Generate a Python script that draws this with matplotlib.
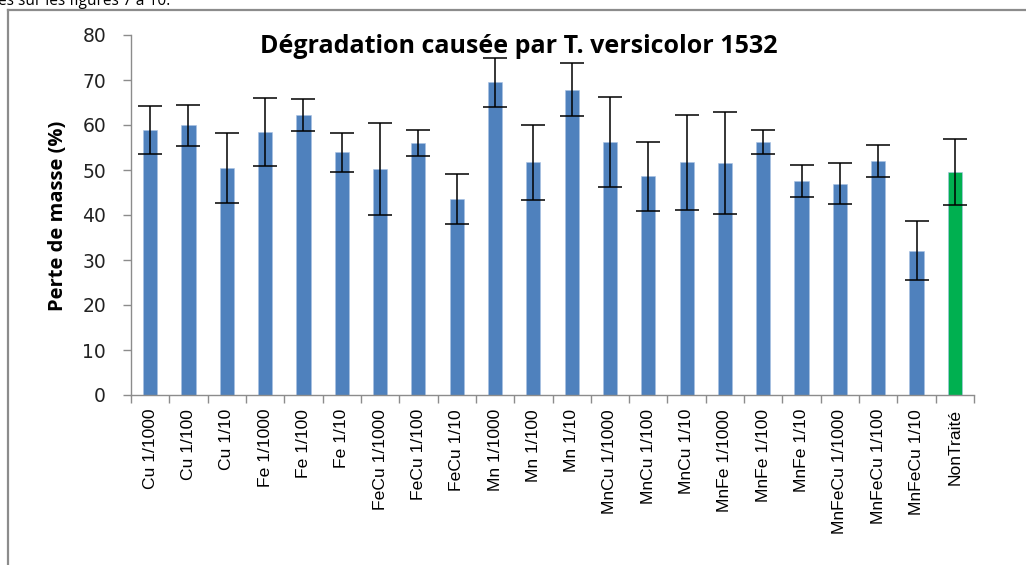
import matplotlib
matplotlib.use("Agg")
import matplotlib.pyplot as plt
from matplotlib.lines import Line2D
import numpy as np

categories = ["Cu 1/1000", "Cu 1/100", "Cu 1/10", "Fe 1/1000", "Fe 1/100", "Fe 1/10",
              "FeCu 1/1000", "FeCu 1/100", "FeCu 1/10", "Mn 1/1000", "Mn 1/100", "Mn 1/10",
              "MnCu 1/1000", "MnCu 1/100", "MnCu 1/10", "MnFe 1/1000", "MnFe 1/100", "MnFe 1/10",
              "MnFeCu 1/1000", "MnFeCu 1/100", "MnFeCu 1/10", "NonTraité"]
values = [58.9, 59.9, 50.5, 58.4, 62.2, 53.9, 50.2, 56.0, 43.6, 69.5, 51.7, 67.8,
          56.2, 48.6, 51.7, 51.5, 56.2, 47.6, 47.0, 51.9, 32.1, 49.5]
errors = [5.35, 4.65, 7.75, 7.5, 3.5, 4.3, 10.3, 2.9, 5.5, 5.45, 8.4, 5.9,
          10.0, 7.7, 10.55, 11.3, 2.75, 3.5, 4.6, 3.55, 6.55, 7.3]
yticks = [0, 10, 20, 30, 40, 50, 60, 70, 80]
title = "Dégradation causée par T. versicolor 1532"
ylabel = "Perte de masse (%)"

BLUE = "#4F81BD"
GREEN = "#00B050"
GRAY = "#8C8C8C"
colors = [BLUE] * (len(categories) - 1) + [GREEN]

W, H = 1026, 565
fig = plt.figure(figsize=(W / 100, H / 100), dpi=100)

left, right, bottom, top = 131, 974, 395, 35
ax = fig.add_axes([left / W, 1 - bottom / H, (right - left) / W, (bottom - top) / H])

x = np.arange(len(categories))
ax.bar(x, values, width=0.37, color=colors, edgecolor="#A9C1E3", linewidth=0.4, zorder=2)
ax.errorbar(x, values, yerr=errors, fmt="none", ecolor="black", elinewidth=1.1,
            capsize=8.5, capthick=1.1, zorder=3)

ax.set_xlim(-0.5, len(categories) - 0.5)
ax.set_ylim(0, 80)
ax.set_yticks(yticks)
ax.set_yticklabels([str(t) for t in yticks], fontsize=13.5, family="DejaVu Sans", color="#222222")

ax.set_xticks(x)
ax.set_xticklabels(categories, rotation=90, fontsize=12.6, family="Liberation Sans", va="top")
ax.set_xticks(np.arange(-0.5, len(categories), 1), minor=True)
ax.tick_params(axis="x", which="major", length=0, pad=10)
ax.tick_params(axis="x", which="minor", length=6, color=GRAY, width=1)
ax.tick_params(axis="y", length=6, color=GRAY, width=1, pad=12)

for s in ["top", "right"]:
    ax.spines[s].set_visible(False)
for s in ["left", "bottom"]:
    ax.spines[s].set_color(GRAY)
    ax.spines[s].set_linewidth(1)

fig.text(58 / W, 1 - 216 / H, ylabel, rotation=90, ha="center", va="center",
         fontsize=14.5, fontweight="bold", family="Open Sans")

fig.text(519 / W, 1 - 53 / H, title, ha="center", va="baseline", fontsize=18,
         fontweight="bold", family="Open Sans")

# outer frame of the embedded chart
fig.add_artist(Line2D([8 / W, 8 / W], [0, 1 - 10 / H], color=GRAY, linewidth=1.6,
                      transform=fig.transFigure))
fig.add_artist(Line2D([8 / W, 1], [1 - 10 / H, 1 - 10 / H], color=GRAY, linewidth=1.6,
                      transform=fig.transFigure))

# cropped document text above the chart
fig.text(-2 / W, 1 - 5 / H, "es sur les figures 7 à 10.", ha="left", va="baseline",
         fontsize=11.2, family="Open Sans")

fig.savefig("out.png", dpi=100)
=-=-=
▸ **Problem description**
Make an exact reproduction of the listing above, without any pictures.

▸ **Expected answer**
Generate a Python script that draws this with matplotlib.
import matplotlib
matplotlib.use("Agg")
import matplotlib.pyplot as plt
from matplotlib.lines import Line2D
import numpy as np

categories = ["Cu 1/1000", "Cu 1/100", "Cu 1/10", "Fe 1/1000", "Fe 1/100", "Fe 1/10",
              "FeCu 1/1000", "FeCu 1/100", "FeCu 1/10", "Mn 1/1000", "Mn 1/100", "Mn 1/10",
              "MnCu 1/1000", "MnCu 1/100", "MnCu 1/10", "MnFe 1/1000", "MnFe 1/100", "MnFe 1/10",
              "MnFeCu 1/1000", "MnFeCu 1/100", "MnFeCu 1/10", "NonTraité"]
values = [58.9, 59.9, 50.5, 58.4, 62.2, 53.9, 50.2, 56.0, 43.6, 69.5, 51.7, 67.8,
          56.2, 48.6, 51.7, 51.5, 56.2, 47.6, 47.0, 51.9, 32.1, 49.5]
errors = [5.35, 4.65, 7.75, 7.5, 3.5, 4.3, 10.3, 2.9, 5.5, 5.45, 8.4, 5.9,
          10.0, 7.7, 10.55, 11.3, 2.75, 3.5, 4.6, 3.55, 6.55, 7.3]
yticks = [0, 10, 20, 30, 40, 50, 60, 70, 80]
title = "Dégradation causée par T. versicolor 1532"
ylabel = "Perte de masse (%)"

BLUE = "#4F81BD"
GREEN = "#00B050"
GRAY = "#8C8C8C"
colors = [BLUE] * (len(categories) - 1) + [GREEN]

W, H = 1026, 565
fig = plt.figure(figsize=(W / 100, H / 100), dpi=100)

left, right, bottom, top = 131, 974, 395, 35
ax = fig.add_axes([left / W, 1 - bottom / H, (right - left) / W, (bottom - top) / H])

x = np.arange(len(categories))
ax.bar(x, values, width=0.37, color=colors, edgecolor="#A9C1E3", linewidth=0.4, zorder=2)
ax.errorbar(x, values, yerr=errors, fmt="none", ecolor="black", elinewidth=1.1,
            capsize=8.5, capthick=1.1, zorder=3)

ax.set_xlim(-0.5, len(categories) - 0.5)
ax.set_ylim(0, 80)
ax.set_yticks(yticks)
ax.set_yticklabels([str(t) for t in yticks], fontsize=13.5, family="DejaVu Sans", color="#222222")

ax.set_xticks(x)
ax.set_xticklabels(categories, rotation=90, fontsize=12.6, family="Liberation Sans", va="top")
ax.set_xticks(np.arange(-0.5, len(categories), 1), minor=True)
ax.tick_params(axis="x", which="major", length=0, pad=10)
ax.tick_params(axis="x", which="minor", length=6, color=GRAY, width=1)
ax.tick_params(axis="y", length=6, color=GRAY, width=1, pad=12)

for s in ["top", "right"]:
    ax.spines[s].set_visible(False)
for s in ["left", "bottom"]:
    ax.spines[s].set_color(GRAY)
    ax.spines[s].set_linewidth(1)

fig.text(58 / W, 1 - 216 / H, ylabel, rotation=90, ha="center", va="center",
         fontsize=14.5, fontweight="bold", family="Open Sans")

fig.text(519 / W, 1 - 53 / H, title, ha="center", va="baseline", fontsize=18,
         fontweight="bold", family="Open Sans")

# outer frame of the embedded chart
fig.add_artist(Line2D([8 / W, 8 / W], [0, 1 - 10 / H], color=GRAY, linewidth=1.6,
                      transform=fig.transFigure))
fig.add_artist(Line2D([8 / W, 1], [1 - 10 / H, 1 - 10 / H], color=GRAY, linewidth=1.6,
                      transform=fig.transFigure))

# cropped document text above the chart
fig.text(-2 / W, 1 - 5 / H, "es sur les figures 7 à 10.", ha="left", va="baseline",
         fontsize=11.2, family="Open Sans")

fig.savefig("out.png", dpi=100)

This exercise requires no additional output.